February 28

Did not get up till 9 a. m.; night march very fatiguing; not feeling well; cloudy and threatening rain. Captain P. D. Blodgett visited the line this morning; several Johnnies came into our lines this forenoon; everything quiet this evening.

February 28, 1864

Sunday. The wind continued strong and against us, and all was quiet below. The whiskey had given out. The man with the broken arm was sober now. He had suffered all night, and his arm was swollen badly. The Dutch doctor was seasick, as were many others. The ship's surgeon fixed up the broken arm as well as it could be done in the condition it was.
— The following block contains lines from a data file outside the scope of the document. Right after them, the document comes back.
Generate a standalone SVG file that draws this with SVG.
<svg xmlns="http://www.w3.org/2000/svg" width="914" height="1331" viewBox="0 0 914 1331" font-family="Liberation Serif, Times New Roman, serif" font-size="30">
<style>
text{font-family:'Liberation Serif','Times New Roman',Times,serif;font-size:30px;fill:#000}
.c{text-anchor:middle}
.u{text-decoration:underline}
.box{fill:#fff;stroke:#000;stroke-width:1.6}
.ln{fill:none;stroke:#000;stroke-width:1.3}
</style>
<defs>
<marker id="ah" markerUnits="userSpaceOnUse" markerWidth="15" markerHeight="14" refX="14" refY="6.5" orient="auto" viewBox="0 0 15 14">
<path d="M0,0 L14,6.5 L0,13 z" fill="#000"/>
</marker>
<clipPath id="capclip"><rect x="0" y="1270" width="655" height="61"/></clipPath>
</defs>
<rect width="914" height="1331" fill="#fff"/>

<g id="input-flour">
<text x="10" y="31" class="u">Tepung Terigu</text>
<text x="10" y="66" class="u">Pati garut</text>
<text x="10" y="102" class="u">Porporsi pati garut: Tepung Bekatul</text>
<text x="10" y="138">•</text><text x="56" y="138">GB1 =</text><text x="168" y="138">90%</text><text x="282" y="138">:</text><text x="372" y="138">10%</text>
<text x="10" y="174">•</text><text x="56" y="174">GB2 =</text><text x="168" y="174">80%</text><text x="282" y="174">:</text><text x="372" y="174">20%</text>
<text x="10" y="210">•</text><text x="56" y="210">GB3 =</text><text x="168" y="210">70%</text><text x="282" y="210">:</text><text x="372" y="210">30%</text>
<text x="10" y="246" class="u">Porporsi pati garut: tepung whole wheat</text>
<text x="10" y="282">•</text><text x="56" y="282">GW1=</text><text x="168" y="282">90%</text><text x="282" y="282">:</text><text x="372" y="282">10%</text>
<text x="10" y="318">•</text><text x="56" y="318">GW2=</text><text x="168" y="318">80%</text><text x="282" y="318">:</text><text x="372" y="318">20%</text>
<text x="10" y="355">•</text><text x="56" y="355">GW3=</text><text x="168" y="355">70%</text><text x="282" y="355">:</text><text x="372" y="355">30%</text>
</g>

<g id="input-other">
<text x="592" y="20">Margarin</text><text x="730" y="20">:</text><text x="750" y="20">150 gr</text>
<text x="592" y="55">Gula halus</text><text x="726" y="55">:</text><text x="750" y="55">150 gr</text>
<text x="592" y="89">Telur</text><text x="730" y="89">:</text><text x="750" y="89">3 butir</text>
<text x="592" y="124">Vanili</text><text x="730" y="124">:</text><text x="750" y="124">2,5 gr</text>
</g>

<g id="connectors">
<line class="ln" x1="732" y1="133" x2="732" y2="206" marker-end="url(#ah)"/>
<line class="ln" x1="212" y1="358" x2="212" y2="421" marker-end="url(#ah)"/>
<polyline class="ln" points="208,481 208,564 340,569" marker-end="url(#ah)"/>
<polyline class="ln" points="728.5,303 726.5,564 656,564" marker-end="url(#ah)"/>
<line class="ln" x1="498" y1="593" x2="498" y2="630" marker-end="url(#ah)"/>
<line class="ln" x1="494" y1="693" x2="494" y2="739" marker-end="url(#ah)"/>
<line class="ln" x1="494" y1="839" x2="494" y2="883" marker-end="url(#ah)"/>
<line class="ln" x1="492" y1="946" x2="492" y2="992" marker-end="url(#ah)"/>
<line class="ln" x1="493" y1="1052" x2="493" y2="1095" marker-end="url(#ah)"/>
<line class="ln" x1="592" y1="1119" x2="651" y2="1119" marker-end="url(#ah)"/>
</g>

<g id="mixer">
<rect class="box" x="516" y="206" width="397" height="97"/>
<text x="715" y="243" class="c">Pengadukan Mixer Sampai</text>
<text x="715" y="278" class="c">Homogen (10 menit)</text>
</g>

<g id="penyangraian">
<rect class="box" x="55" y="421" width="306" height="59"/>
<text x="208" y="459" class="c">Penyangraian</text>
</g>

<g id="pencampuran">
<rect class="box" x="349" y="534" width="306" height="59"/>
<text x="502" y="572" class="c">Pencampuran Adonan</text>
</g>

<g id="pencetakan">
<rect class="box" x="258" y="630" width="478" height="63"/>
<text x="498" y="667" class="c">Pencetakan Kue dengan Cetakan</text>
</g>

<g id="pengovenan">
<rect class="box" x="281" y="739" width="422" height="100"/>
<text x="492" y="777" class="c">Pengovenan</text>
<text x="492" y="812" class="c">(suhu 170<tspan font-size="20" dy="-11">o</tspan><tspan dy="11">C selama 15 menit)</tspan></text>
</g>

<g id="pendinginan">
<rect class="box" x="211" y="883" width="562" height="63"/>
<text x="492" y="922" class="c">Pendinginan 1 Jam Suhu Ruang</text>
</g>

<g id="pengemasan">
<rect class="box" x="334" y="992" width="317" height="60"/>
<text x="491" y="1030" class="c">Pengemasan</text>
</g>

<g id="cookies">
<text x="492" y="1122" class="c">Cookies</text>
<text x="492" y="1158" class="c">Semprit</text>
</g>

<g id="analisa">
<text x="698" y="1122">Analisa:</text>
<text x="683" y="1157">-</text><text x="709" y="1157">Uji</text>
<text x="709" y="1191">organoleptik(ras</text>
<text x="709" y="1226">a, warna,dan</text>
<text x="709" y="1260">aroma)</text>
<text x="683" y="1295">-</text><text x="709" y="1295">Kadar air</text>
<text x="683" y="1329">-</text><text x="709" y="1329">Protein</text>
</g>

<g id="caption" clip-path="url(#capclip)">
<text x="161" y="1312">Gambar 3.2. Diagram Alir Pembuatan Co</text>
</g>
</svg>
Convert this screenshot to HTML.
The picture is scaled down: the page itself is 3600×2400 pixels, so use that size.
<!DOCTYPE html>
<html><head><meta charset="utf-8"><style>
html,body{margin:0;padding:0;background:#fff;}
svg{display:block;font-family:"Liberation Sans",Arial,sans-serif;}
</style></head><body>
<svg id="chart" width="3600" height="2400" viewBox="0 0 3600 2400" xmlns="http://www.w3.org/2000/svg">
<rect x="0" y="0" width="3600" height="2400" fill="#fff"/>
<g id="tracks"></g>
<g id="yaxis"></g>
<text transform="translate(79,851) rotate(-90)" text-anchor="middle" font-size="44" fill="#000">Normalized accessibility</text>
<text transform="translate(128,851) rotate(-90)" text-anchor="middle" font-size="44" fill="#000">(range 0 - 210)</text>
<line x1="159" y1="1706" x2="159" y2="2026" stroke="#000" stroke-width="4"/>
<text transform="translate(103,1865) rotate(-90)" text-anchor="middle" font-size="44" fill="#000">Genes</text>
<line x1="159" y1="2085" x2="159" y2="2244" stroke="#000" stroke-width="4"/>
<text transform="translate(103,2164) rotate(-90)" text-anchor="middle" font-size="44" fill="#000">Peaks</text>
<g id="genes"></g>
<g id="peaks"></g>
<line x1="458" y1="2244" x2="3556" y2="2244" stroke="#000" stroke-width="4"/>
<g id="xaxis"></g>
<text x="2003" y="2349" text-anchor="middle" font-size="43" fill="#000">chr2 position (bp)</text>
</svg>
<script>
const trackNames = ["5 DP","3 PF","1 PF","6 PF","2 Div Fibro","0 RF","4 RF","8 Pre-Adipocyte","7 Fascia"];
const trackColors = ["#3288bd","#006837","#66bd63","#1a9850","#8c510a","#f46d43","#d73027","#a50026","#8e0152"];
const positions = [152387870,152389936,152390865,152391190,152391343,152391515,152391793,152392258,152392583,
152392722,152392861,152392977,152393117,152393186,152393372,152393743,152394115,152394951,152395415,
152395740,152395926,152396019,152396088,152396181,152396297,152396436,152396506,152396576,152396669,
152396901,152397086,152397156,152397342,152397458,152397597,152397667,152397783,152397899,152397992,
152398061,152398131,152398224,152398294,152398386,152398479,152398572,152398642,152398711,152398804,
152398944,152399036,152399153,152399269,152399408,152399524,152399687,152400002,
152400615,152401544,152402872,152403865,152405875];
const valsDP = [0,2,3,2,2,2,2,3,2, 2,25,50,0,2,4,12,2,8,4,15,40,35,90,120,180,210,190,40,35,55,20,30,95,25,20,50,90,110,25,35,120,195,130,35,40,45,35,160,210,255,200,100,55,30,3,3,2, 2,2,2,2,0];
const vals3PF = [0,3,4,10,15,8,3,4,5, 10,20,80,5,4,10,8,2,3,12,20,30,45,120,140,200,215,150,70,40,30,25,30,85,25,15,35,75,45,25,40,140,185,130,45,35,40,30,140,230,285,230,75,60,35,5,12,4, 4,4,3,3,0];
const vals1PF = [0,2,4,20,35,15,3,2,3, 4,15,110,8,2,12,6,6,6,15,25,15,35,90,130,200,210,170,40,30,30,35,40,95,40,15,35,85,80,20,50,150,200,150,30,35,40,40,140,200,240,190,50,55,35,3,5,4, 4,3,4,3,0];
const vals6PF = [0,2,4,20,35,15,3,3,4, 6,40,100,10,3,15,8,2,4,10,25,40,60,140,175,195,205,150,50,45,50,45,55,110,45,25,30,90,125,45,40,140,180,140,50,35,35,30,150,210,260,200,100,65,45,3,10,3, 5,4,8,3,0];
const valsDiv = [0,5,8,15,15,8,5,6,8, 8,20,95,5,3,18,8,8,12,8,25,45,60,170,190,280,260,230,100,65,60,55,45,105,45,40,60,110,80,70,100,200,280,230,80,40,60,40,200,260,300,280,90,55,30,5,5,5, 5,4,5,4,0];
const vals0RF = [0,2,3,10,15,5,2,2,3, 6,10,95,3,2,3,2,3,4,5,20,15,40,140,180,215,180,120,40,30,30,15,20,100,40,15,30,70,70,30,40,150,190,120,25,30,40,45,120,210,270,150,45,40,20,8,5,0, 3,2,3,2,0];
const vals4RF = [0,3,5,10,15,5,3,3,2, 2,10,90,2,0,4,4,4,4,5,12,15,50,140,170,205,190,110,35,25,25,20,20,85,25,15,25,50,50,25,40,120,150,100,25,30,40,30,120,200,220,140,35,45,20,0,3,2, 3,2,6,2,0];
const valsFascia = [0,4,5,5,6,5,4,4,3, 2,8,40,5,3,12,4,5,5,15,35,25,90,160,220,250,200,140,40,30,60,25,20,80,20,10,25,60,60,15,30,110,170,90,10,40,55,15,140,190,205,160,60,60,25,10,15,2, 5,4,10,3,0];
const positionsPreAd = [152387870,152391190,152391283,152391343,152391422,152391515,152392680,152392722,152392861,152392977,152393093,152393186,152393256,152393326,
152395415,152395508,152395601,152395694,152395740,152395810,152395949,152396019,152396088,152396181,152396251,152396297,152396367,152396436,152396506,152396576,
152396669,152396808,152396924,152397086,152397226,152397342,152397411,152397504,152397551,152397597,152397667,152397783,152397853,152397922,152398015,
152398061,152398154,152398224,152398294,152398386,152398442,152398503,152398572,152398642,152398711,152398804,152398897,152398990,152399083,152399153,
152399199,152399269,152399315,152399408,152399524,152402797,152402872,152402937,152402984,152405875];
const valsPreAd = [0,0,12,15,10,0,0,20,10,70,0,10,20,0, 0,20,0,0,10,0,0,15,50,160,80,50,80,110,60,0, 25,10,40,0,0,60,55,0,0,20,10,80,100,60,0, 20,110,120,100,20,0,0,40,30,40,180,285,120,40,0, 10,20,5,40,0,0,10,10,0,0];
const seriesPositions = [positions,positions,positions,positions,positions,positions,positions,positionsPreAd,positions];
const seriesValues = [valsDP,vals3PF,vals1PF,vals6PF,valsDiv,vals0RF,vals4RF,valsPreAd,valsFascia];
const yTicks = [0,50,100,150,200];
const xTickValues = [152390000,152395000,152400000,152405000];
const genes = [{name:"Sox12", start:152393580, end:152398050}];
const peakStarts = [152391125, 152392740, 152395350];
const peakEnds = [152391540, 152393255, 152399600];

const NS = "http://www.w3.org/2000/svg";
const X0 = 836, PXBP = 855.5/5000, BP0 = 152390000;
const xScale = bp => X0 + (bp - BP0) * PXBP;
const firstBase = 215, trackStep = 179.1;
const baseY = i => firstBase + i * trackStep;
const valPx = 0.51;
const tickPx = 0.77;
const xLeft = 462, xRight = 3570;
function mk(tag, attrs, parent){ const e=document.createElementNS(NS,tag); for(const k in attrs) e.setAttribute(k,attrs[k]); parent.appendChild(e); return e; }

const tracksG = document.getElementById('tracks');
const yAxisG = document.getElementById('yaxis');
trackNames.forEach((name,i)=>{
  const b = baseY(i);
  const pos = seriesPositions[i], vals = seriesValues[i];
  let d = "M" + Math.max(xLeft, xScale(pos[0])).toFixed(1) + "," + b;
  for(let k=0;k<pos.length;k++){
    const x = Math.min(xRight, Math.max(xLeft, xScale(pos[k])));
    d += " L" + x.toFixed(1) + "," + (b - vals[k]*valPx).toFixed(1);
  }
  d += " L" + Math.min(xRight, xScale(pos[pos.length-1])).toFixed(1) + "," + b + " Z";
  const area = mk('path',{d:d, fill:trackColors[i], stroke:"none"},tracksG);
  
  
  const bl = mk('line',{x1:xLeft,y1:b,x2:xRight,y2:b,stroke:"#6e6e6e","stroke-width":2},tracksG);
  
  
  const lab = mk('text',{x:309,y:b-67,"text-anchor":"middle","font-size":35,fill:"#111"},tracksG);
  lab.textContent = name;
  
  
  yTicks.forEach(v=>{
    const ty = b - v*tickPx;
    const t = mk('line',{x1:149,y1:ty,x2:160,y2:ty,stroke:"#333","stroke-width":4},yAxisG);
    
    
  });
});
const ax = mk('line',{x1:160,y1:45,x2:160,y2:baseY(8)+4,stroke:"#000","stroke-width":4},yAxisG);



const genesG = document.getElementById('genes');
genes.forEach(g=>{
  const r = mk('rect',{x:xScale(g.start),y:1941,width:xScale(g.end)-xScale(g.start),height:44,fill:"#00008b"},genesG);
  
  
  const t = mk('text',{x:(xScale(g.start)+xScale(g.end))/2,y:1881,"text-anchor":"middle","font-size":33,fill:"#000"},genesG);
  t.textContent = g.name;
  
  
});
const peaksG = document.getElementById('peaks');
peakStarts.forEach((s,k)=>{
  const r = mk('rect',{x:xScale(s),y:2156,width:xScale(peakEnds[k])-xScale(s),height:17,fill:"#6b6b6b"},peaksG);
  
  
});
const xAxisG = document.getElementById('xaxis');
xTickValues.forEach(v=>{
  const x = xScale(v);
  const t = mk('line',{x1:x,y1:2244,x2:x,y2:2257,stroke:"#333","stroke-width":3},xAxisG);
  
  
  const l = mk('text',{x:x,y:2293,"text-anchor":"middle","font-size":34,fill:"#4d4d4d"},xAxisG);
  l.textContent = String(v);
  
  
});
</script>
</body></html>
The day passed off after a while, and nothing worth noting happened.

February Twenty-Eighth

The war began, the war went on—this politicians' conspiracy, this slaveholders' rebellion, as it was variously called by those who sought its source, now in the disappointed ambition of the Southern leaders, now in the desperate determination of a slaveholding oligarchy to perpetuate their power, and to secure forever their proprietorship in their “human chattels.” On this theory the mass of the Southern people were but puppets in the hands of political wirepullers, or blind followers of hectoring “patricians.” To those who know the Southern people nothing can be more absurd; to those who know their personal independence, to those who know the deep interest which they have always taken in politics, the keen intelligence with which they have always followed the questions of the day.